Kadyrow für Einsatz von Atomwaffen

Der Machthaber der russischen Teilrepublik Tschetschenien, Kadyrow, rief unterdessen dazu auf, den Einsatz von Atomwaffen in der Ukraine zu prüfen. Kadyrow kritisierte am Samstag auf Telegram die russischen Kommandanten für den Abzug aus Lyman. „Meiner persönlichen Meinung nach sollten drastischere Maßnahmen ergriffen werden, bis hin zur Verhängung des Kriegsrechts in den Grenzregionen und dem Einsatz von Atomwaffen mit geringer Sprengkraft.“

Berlin liefert Luftabwehrsystem

Die deutsche Verteidigungsministerin Christine Lambrecht traf unterdessen zu einem Überraschungsbesuch in der Hafenstadt Odessa ein. Nach einem Treffen mit ihrem ukrainischen Amtskollegen Olexij Resnikow sagte sie die Lieferung des versprochenen bodengestützten Luftabwehrsystems Iris-T SLM innerhalb weniger Tage zu. Selbst die Bundeswehr verfügt noch nicht über das moderne System.

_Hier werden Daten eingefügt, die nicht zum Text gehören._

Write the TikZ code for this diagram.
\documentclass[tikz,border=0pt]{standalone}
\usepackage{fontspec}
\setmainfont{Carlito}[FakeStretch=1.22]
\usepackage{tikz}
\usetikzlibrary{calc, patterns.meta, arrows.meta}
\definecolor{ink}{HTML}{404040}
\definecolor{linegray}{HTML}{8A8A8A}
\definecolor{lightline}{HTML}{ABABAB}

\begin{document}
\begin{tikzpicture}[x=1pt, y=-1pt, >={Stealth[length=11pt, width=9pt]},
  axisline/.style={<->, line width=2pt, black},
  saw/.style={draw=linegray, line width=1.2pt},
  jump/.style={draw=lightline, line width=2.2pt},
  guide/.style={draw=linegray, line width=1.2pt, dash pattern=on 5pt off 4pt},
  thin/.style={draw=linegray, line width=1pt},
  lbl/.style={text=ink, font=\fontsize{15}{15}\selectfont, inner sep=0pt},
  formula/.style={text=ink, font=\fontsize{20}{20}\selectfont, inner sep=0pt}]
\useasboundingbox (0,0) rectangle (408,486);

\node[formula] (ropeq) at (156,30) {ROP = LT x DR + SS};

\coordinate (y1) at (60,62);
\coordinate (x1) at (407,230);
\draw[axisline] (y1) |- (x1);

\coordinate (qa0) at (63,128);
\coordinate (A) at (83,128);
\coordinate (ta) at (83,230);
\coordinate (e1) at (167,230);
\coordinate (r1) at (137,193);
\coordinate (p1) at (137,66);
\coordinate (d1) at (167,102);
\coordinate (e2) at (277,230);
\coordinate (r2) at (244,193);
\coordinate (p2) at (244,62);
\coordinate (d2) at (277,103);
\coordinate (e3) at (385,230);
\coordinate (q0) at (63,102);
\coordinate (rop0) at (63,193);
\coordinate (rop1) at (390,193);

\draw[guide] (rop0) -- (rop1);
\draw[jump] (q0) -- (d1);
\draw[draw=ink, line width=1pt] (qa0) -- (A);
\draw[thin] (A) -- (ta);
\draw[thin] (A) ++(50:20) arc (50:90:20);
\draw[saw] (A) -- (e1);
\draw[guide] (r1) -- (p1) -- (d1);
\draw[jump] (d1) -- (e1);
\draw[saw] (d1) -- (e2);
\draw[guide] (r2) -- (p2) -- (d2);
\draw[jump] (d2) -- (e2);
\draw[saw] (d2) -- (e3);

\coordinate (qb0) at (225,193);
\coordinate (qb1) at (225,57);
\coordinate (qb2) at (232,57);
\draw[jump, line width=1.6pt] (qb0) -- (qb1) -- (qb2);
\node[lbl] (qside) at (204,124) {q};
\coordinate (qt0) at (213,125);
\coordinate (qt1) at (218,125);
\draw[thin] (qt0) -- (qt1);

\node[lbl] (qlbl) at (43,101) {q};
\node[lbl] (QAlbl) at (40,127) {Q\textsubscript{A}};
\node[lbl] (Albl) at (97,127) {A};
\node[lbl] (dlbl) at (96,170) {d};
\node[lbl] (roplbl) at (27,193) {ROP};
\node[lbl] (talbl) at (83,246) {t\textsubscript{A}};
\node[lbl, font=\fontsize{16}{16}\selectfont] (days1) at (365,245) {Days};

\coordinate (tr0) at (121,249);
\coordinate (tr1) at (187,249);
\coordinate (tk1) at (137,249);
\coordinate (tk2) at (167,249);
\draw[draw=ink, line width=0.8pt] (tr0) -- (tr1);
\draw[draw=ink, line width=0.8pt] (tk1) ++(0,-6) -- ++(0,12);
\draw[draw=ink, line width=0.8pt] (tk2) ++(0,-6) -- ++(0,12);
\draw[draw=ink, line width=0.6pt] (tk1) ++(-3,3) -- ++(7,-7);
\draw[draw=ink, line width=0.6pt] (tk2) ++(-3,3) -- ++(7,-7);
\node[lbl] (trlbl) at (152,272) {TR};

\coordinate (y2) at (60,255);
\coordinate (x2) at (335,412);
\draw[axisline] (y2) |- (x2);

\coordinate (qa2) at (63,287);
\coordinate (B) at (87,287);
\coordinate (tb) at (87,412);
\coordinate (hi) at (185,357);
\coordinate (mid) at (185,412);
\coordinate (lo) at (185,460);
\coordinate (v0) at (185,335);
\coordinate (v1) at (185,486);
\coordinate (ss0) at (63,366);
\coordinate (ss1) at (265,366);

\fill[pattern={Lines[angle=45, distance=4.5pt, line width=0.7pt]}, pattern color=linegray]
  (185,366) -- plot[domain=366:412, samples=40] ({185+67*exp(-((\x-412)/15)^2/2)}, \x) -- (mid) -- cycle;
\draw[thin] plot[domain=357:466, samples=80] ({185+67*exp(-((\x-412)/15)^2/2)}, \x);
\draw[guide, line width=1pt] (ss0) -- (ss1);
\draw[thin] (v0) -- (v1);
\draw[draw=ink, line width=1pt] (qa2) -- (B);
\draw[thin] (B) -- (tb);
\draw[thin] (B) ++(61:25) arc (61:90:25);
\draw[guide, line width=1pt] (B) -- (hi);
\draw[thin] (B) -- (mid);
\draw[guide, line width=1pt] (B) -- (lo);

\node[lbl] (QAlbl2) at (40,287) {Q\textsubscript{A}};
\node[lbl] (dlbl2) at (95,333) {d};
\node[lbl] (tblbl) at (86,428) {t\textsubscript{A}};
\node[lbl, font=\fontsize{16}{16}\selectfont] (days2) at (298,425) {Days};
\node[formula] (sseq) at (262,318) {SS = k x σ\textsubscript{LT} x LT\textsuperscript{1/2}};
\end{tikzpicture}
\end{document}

Auf der bereits seit acht Jahren annektierten Schwarzmeer-Insel Krim kam es offenbar erneut zu Explosionen auf einem Militärflughafen. Dem ukrainischen Militär sind bereits mehrere Schläge auf Stützpunkte der russischen Luftwaffe auf der Halbinsel gelungen.

Die ukrainischen Behörden warfen der russischen Armee vor, beim Beschuss einer zivilen Autokolonne nahe der Stadt Kupjansk 24 Menschen getötet zu haben – darunter 13 Kinder. Moskau wiederum warf Kiew vor, fliehende Zivilisten beschossen zu haben. Die Angaben beider Seiten waren von unabhängiger Seite nicht überprüfbar.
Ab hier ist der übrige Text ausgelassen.